--- WORK TO DO ---
What is the count of lines in the listing below that hold the string "React"? Reply with that number alone.
= = = = = = =
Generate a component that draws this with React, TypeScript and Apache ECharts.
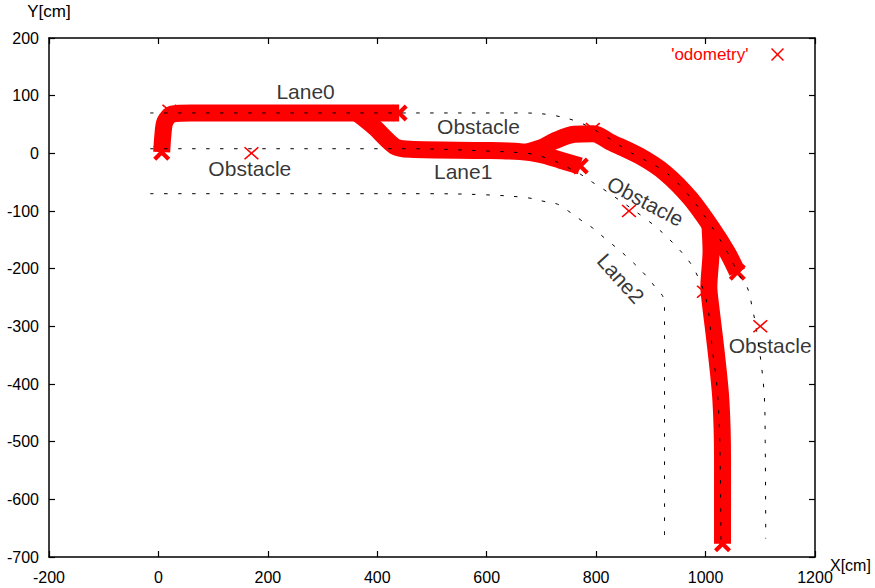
import React, { useEffect, useRef } from "react";
import * as echarts from "echarts";

// ---- axes ----
const xRange = [-200, 1200];
const xStep = 200;
const yRange = [-700, 200];
const yStep = 100;
const xTitle = "X[cm]";
const yTitle = "Y[cm]";
const legendName = "'odometry'";

// ---- lanes (dotted guide lines) [x, y] in cm ----
const lane0 = [
  [-15, 70], [300, 70], [620, 70], [666, 70], [721, 66], [771, 53], [820, 28],
  [862, 2], [926, -32], [972, -76], [1012, -128], [1040, -172], [1062, -212],
  [1076, -232], [1085, -266], [1094, -312], [1107, -416], [1109, -500], [1110, -668],
];
const lane1 = [
  [-15, 8], [300, 8], [460, 8], [600, 4], [674, 0], [698, -5], [721, -12],
  [747, -24], [771, -36], [793, -50], [813, -62], [898, -119], [939, -154],
  [972, -190], [986, -214], [996, -237], [1005, -272], [1012, -337],
  [1021, -406], [1026, -500], [1028, -670],
];
const lane2 = [
  [-15, -70], [300, -70], [490, -70], [600, -72], [674, -77], [703, -83],
  [729, -88], [749, -100], [771, -115], [793, -129], [813, -145], [857, -180],
  [890, -211], [908, -232], [923, -251], [925, -275], [925, -400], [925, -672],
];

// ---- odometry runs (dense markers -> thick trail) ----
const runA = [[6, 2], [8, 30], [12, 55], [25, 68], [60, 70], [440, 70]];
const runB = [[365, 68], [395, 45], [432, 12], [460, 7], [600, 5], [661, 3], [698, -2], [735, -12], [771, -22]];
const runC = [[672, 2], [700, 10], [725, 22], [760, 33], [795, 34], [825, 20], [880, -5], [926, -34], [972, -78], [1012, -130], [1040, -172], [1058, -206]];
const runD = [[1008, -125], [1010, -170], [1006, -232], [1008, -254], [1019, -341], [1028, -428], [1031, -532], [1031, -677]];
const runEnds = [[6, 2], [440, 70], [771, -22], [1058, -206], [1031, -677]];
const odometryPoints = [[20, 74], [794, 42], [997, -240]];

// ---- obstacles ----
const obstacles = [[170, 0], [860, -100], [1100, -300]];

// ---- text labels ----
const labelTexts = ["Lane0", "Obstacle", "Obstacle", "Lane1", "Obstacle", "Lane2", "Obstacle"];
const labelCoords = [[269, 108], [585, 46], [167, -27], [557, -31], [890, -83], [845, -217], [1118, -333]];
const labelAngles = [0, 0, 0, 0, -28, -48, 0];

const FONT = "'Liberation Sans', Arial, Helvetica, sans-serif";
const X_ICON =
  "path://M0,1.6L1.6,0L10,8.4L18.4,0L20,1.6L11.6,10L20,18.4L18.4,20L10,11.6L1.6,20L0,18.4L8.4,10Z";
const X_BOLD =
  "path://M0,3.5L3.5,0L10,6.5L16.5,0L20,3.5L13.5,10L20,16.5L16.5,20L10,13.5L3.5,20L0,16.5L6.5,10Z";

export default function App() {
  const ref = useRef<HTMLDivElement>(null);

  useEffect(() => {
    if (!ref.current) return;
    const chart = echarts.init(ref.current, null, { renderer: "svg" });

    const axisLine = { show: true, onZero: false, lineStyle: { color: "#000", width: 1.5 } };
    const axisTick = { show: true, inside: true, length: 6, lineStyle: { color: "#000", width: 1.2 } };

    const bandSeries = [runA, runB, runC, runD].map((run, i) => ({
      type: "line",
      name: "run" + i,
      data: run,
      smooth: 0.3,
      symbol: "none",
      silent: true,
      z: 2,
      lineStyle: { color: "#ff0000", width: 17, cap: "butt", join: "round" },
    }));

    const laneSeries = [lane0, lane1, lane2].map((lane, i) => ({
      type: "line",
      name: "lane" + i,
      data: lane,
      smooth: 0.35,
      symbol: "none",
      silent: true,
      z: 3,
      lineStyle: { color: "#000", width: 1, type: [3.5, 10.5] },
    }));

    chart.setOption({
      animation: false,
      backgroundColor: "#fff",
      textStyle: { fontFamily: FONT },
      grid: { left: 49, right: 60, top: 38, bottom: 31, containLabel: false, outerBoundsMode: "none" },
      legend: {
        data: [{ name: legendName, icon: X_ICON }],
        right: 86,
        top: 41,
        align: "right",
        itemWidth: 48,
        itemHeight: 13,
        selectedMode: false,
        textStyle: { color: "#ff0000", fontSize: 17, fontFamily: FONT },
      },
      graphic: [
        {
          type: "text",
          left: 830,
          top: 557,
          silent: true,
          style: { text: xTitle, fill: "#000", font: "16px " + FONT },
        },
      ],
      xAxis: [
        {
          type: "value", position: "bottom", min: xRange[0], max: xRange[1], interval: xStep,
          axisLine, axisTick, splitLine: { show: false },
          axisLabel: {
            color: "#000", fontSize: 16, margin: 12, fontFamily: FONT,
            showMinLabel: true, showMaxLabel: true, formatter: (v: number) => String(v),
          },
        },
        {
          type: "value", position: "top", min: xRange[0], max: xRange[1], interval: xStep,
          axisLine, axisTick, splitLine: { show: false }, axisLabel: { show: false },
        },
      ],
      yAxis: [
        {
          type: "value", position: "left", min: yRange[0], max: yRange[1], interval: yStep,
          axisLine, axisTick, splitLine: { show: false },
          axisLabel: {
            color: "#000", fontSize: 16, margin: 10, fontFamily: FONT,
            showMinLabel: true, showMaxLabel: true, formatter: (v: number) => String(v),
          },
          name: yTitle, nameLocation: "end", nameGap: 18,
          nameTextStyle: { color: "#000", fontSize: 17, fontFamily: FONT, align: "center" },
        },
        {
          type: "value", position: "right", min: yRange[0], max: yRange[1], interval: yStep,
          axisLine, axisTick, splitLine: { show: false }, axisLabel: { show: false },
        },
      ],
      series: [
        {
          type: "scatter",
          name: legendName,
          data: obstacles,
          symbol: X_ICON,
          symbolSize: [15, 13],
          silent: true,
          z: 4,
          itemStyle: { color: "#ff0000", opacity: 1 },
        },
        {
          type: "scatter",
          name: "odometryMarks",
          data: odometryPoints,
          symbol: X_ICON,
          symbolSize: [15, 13],
          silent: true,
          z: 1,
          itemStyle: { color: "#ff0000", opacity: 1 },
        },
        {
          type: "scatter",
          name: "odometryEnds",
          data: runEnds,
          symbol: X_BOLD,
          symbolSize: [17, 17],
          silent: true,
          z: 2,
          itemStyle: { color: "#ff0000", opacity: 1 },
        },
        ...bandSeries,
        ...laneSeries,
        {
          type: "scatter",
          name: "labels",
          silent: true,
          z: 5,
          symbolSize: 1,
          itemStyle: { color: "transparent" },
          data: labelTexts.map((t, i) => ({
            name: t,
            value: labelCoords[i],
            label: { rotate: labelAngles[i] },
          })),
          label: {
            show: true,
            position: "inside",
            formatter: "{b}",
            color: "#000",
            fontSize: 21,
            fontFamily: FONT,
            align: "center",
            verticalAlign: "middle",
          },
        },
      ],
    });

    return () => chart.dispose();
  }, []);

  return (
    <div
      ref={ref}
      style={{ position: "absolute", left: 0, top: 0, width: 875, height: 588, background: "#fff" }}
    />
  );
}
= = = = = = =
--- ANSWER ---
2